### WHAT THIS TASK INVOLVES
Exact reproduction of the data is required, with images excluded.

### DATA PROVIDED
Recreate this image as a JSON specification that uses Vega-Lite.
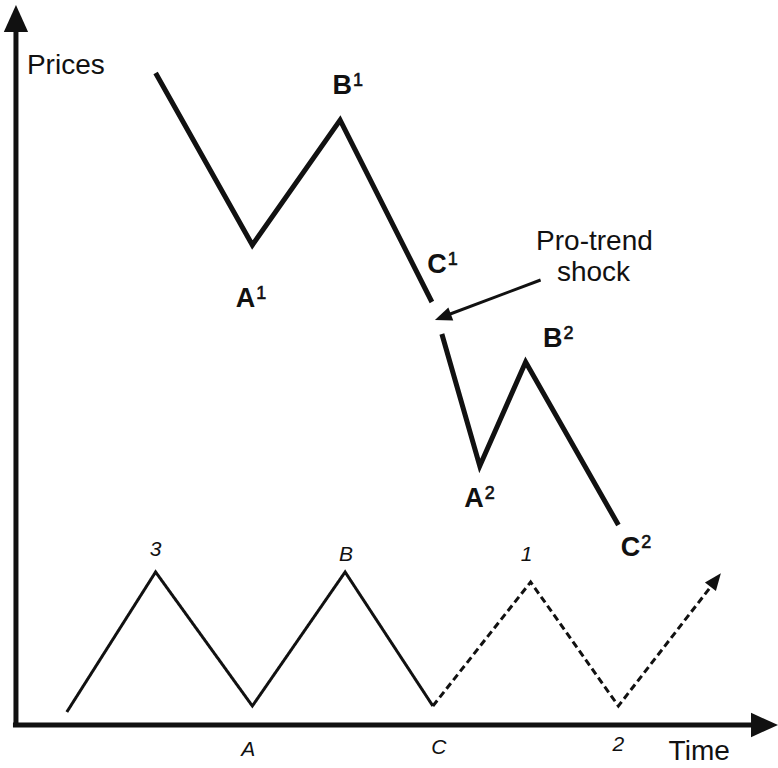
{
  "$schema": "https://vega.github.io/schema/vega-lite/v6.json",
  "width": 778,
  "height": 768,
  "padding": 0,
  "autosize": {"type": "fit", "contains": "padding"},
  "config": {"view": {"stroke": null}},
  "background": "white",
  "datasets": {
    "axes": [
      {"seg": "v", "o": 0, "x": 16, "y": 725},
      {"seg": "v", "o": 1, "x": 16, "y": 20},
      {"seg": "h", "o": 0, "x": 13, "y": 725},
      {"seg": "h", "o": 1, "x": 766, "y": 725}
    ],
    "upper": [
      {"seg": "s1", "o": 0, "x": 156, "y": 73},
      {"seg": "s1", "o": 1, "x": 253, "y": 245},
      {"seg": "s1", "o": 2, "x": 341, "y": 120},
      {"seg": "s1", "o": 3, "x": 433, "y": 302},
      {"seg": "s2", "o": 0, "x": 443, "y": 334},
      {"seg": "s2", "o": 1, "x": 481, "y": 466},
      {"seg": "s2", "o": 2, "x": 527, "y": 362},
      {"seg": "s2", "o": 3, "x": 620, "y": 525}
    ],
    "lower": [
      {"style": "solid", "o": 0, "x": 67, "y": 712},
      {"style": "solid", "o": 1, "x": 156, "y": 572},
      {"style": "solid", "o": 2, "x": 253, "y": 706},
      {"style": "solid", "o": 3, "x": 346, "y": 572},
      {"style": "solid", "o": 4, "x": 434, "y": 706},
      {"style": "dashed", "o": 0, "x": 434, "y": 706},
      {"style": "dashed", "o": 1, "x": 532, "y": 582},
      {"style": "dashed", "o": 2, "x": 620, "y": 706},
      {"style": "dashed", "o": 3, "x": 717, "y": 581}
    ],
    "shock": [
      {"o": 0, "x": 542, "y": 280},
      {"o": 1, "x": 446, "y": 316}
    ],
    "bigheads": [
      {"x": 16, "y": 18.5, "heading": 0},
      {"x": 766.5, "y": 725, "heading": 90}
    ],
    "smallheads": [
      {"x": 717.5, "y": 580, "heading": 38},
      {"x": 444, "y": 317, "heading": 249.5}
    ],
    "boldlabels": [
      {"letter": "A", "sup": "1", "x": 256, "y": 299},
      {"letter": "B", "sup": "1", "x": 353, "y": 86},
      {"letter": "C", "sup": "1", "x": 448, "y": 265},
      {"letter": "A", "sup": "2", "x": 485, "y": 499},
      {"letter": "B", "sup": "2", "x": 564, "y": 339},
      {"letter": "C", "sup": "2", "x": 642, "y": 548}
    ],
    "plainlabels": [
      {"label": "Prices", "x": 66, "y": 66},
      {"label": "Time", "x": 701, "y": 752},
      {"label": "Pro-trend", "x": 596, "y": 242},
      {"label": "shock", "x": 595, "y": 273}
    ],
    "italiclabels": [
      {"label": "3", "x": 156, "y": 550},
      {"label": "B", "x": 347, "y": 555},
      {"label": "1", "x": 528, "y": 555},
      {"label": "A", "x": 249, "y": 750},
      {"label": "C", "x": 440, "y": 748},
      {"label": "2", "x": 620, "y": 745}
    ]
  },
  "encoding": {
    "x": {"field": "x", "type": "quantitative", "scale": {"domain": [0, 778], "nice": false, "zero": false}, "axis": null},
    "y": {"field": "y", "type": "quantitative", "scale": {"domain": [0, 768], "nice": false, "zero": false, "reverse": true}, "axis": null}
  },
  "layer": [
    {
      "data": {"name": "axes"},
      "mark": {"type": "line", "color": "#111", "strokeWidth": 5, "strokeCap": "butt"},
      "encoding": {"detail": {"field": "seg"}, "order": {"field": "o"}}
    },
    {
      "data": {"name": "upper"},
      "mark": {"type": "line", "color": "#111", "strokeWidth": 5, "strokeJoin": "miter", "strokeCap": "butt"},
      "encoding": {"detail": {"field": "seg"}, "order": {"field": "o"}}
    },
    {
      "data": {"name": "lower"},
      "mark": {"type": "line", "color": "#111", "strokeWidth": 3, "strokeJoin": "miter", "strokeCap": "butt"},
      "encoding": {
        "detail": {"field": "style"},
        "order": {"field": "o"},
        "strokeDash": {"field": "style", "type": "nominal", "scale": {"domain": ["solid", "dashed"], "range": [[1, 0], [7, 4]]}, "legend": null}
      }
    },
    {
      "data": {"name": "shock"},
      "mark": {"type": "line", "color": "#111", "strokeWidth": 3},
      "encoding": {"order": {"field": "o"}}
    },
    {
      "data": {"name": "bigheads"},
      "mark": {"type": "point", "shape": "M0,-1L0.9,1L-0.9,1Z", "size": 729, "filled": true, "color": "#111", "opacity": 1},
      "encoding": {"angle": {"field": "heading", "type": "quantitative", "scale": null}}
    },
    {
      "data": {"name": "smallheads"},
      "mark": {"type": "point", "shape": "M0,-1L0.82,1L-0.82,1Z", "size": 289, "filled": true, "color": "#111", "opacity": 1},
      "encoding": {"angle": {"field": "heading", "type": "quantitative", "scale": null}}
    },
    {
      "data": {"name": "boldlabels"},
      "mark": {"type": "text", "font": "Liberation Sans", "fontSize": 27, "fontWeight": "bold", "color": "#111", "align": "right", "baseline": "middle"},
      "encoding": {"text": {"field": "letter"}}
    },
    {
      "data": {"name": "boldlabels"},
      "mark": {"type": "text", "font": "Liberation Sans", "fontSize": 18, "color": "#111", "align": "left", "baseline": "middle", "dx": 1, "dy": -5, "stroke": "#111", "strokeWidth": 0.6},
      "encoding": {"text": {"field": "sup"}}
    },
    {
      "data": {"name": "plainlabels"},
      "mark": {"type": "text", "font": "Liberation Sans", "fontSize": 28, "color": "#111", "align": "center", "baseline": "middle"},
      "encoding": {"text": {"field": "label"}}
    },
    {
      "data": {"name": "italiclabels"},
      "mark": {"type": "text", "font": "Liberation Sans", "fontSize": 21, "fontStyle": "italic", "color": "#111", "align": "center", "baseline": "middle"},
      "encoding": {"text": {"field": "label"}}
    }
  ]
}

### REPLY
Recreate this image as a JSON specification that uses Vega-Lite.
{
  "$schema": "https://vega.github.io/schema/vega-lite/v6.json",
  "width": 778,
  "height": 768,
  "padding": 0,
  "autosize": {"type": "fit", "contains": "padding"},
  "config": {"view": {"stroke": null}},
  "background": "white",
  "datasets": {
    "axes": [
      {"seg": "v", "o": 0, "x": 16, "y": 725},
      {"seg": "v", "o": 1, "x": 16, "y": 20},
      {"seg": "h", "o": 0, "x": 13, "y": 725},
      {"seg": "h", "o": 1, "x": 766, "y": 725}
    ],
    "upper": [
      {"seg": "s1", "o": 0, "x": 156, "y": 73},
      {"seg": "s1", "o": 1, "x": 253, "y": 245},
      {"seg": "s1", "o": 2, "x": 341, "y": 120},
      {"seg": "s1", "o": 3, "x": 433, "y": 302},
      {"seg": "s2", "o": 0, "x": 443, "y": 334},
      {"seg": "s2", "o": 1, "x": 481, "y": 466},
      {"seg": "s2", "o": 2, "x": 527, "y": 362},
      {"seg": "s2", "o": 3, "x": 620, "y": 525}
    ],
    "lower": [
      {"style": "solid", "o": 0, "x": 67, "y": 712},
      {"style": "solid", "o": 1, "x": 156, "y": 572},
      {"style": "solid", "o": 2, "x": 253, "y": 706},
      {"style": "solid", "o": 3, "x": 346, "y": 572},
      {"style": "solid", "o": 4, "x": 434, "y": 706},
      {"style": "dashed", "o": 0, "x": 434, "y": 706},
      {"style": "dashed", "o": 1, "x": 532, "y": 582},
      {"style": "dashed", "o": 2, "x": 620, "y": 706},
      {"style": "dashed", "o": 3, "x": 717, "y": 581}
    ],
    "shock": [
      {"o": 0, "x": 542, "y": 280},
      {"o": 1, "x": 446, "y": 316}
    ],
    "bigheads": [
      {"x": 16, "y": 18.5, "heading": 0},
      {"x": 766.5, "y": 725, "heading": 90}
    ],
    "smallheads": [
      {"x": 717.5, "y": 580, "heading": 38},
      {"x": 444, "y": 317, "heading": 249.5}
    ],
    "boldlabels": [
      {"letter": "A", "sup": "1", "x": 256, "y": 299},
      {"letter": "B", "sup": "1", "x": 353, "y": 86},
      {"letter": "C", "sup": "1", "x": 448, "y": 265},
      {"letter": "A", "sup": "2", "x": 485, "y": 499},
      {"letter": "B", "sup": "2", "x": 564, "y": 339},
      {"letter": "C", "sup": "2", "x": 642, "y": 548}
    ],
    "plainlabels": [
      {"label": "Prices", "x": 66, "y": 66},
      {"label": "Time", "x": 701, "y": 752},
      {"label": "Pro-trend", "x": 596, "y": 242},
      {"label": "shock", "x": 595, "y": 273}
    ],
    "italiclabels": [
      {"label": "3", "x": 156, "y": 550},
      {"label": "B", "x": 347, "y": 555},
      {"label": "1", "x": 528, "y": 555},
      {"label": "A", "x": 249, "y": 750},
      {"label": "C", "x": 440, "y": 748},
      {"label": "2", "x": 620, "y": 745}
    ]
  },
  "encoding": {
    "x": {"field": "x", "type": "quantitative", "scale": {"domain": [0, 778], "nice": false, "zero": false}, "axis": null},
    "y": {"field": "y", "type": "quantitative", "scale": {"domain": [0, 768], "nice": false, "zero": false, "reverse": true}, "axis": null}
  },
  "layer": [
    {
      "data": {"name": "axes"},
      "mark": {"type": "line", "color": "#111", "strokeWidth": 5, "strokeCap": "butt"},
      "encoding": {"detail": {"field": "seg"}, "order": {"field": "o"}}
    },
    {
      "data": {"name": "upper"},
      "mark": {"type": "line", "color": "#111", "strokeWidth": 5, "strokeJoin": "miter", "strokeCap": "butt"},
      "encoding": {"detail": {"field": "seg"}, "order": {"field": "o"}}
    },
    {
      "data": {"name": "lower"},
      "mark": {"type": "line", "color": "#111", "strokeWidth": 3, "strokeJoin": "miter", "strokeCap": "butt"},
      "encoding": {
        "detail": {"field": "style"},
        "order": {"field": "o"},
        "strokeDash": {"field": "style", "type": "nominal", "scale": {"domain": ["solid", "dashed"], "range": [[1, 0], [7, 4]]}, "legend": null}
      }
    },
    {
      "data": {"name": "shock"},
      "mark": {"type": "line", "color": "#111", "strokeWidth": 3},
      "encoding": {"order": {"field": "o"}}
    },
    {
      "data": {"name": "bigheads"},
      "mark": {"type": "point", "shape": "M0,-1L0.9,1L-0.9,1Z", "size": 729, "filled": true, "color": "#111", "opacity": 1},
      "encoding": {"angle": {"field": "heading", "type": "quantitative", "scale": null}}
    },
    {
      "data": {"name": "smallheads"},
      "mark": {"type": "point", "shape": "M0,-1L0.82,1L-0.82,1Z", "size": 289, "filled": true, "color": "#111", "opacity": 1},
      "encoding": {"angle": {"field": "heading", "type": "quantitative", "scale": null}}
    },
    {
      "data": {"name": "boldlabels"},
      "mark": {"type": "text", "font": "Liberation Sans", "fontSize": 27, "fontWeight": "bold", "color": "#111", "align": "right", "baseline": "middle"},
      "encoding": {"text": {"field": "letter"}}
    },
    {
      "data": {"name": "boldlabels"},
      "mark": {"type": "text", "font": "Liberation Sans", "fontSize": 18, "color": "#111", "align": "left", "baseline": "middle", "dx": 1, "dy": -5, "stroke": "#111", "strokeWidth": 0.6},
      "encoding": {"text": {"field": "sup"}}
    },
    {
      "data": {"name": "plainlabels"},
      "mark": {"type": "text", "font": "Liberation Sans", "fontSize": 28, "color": "#111", "align": "center", "baseline": "middle"},
      "encoding": {"text": {"field": "label"}}
    },
    {
      "data": {"name": "italiclabels"},
      "mark": {"type": "text", "font": "Liberation Sans", "fontSize": 21, "fontStyle": "italic", "color": "#111", "align": "center", "baseline": "middle"},
      "encoding": {"text": {"field": "label"}}
    }
  ]
}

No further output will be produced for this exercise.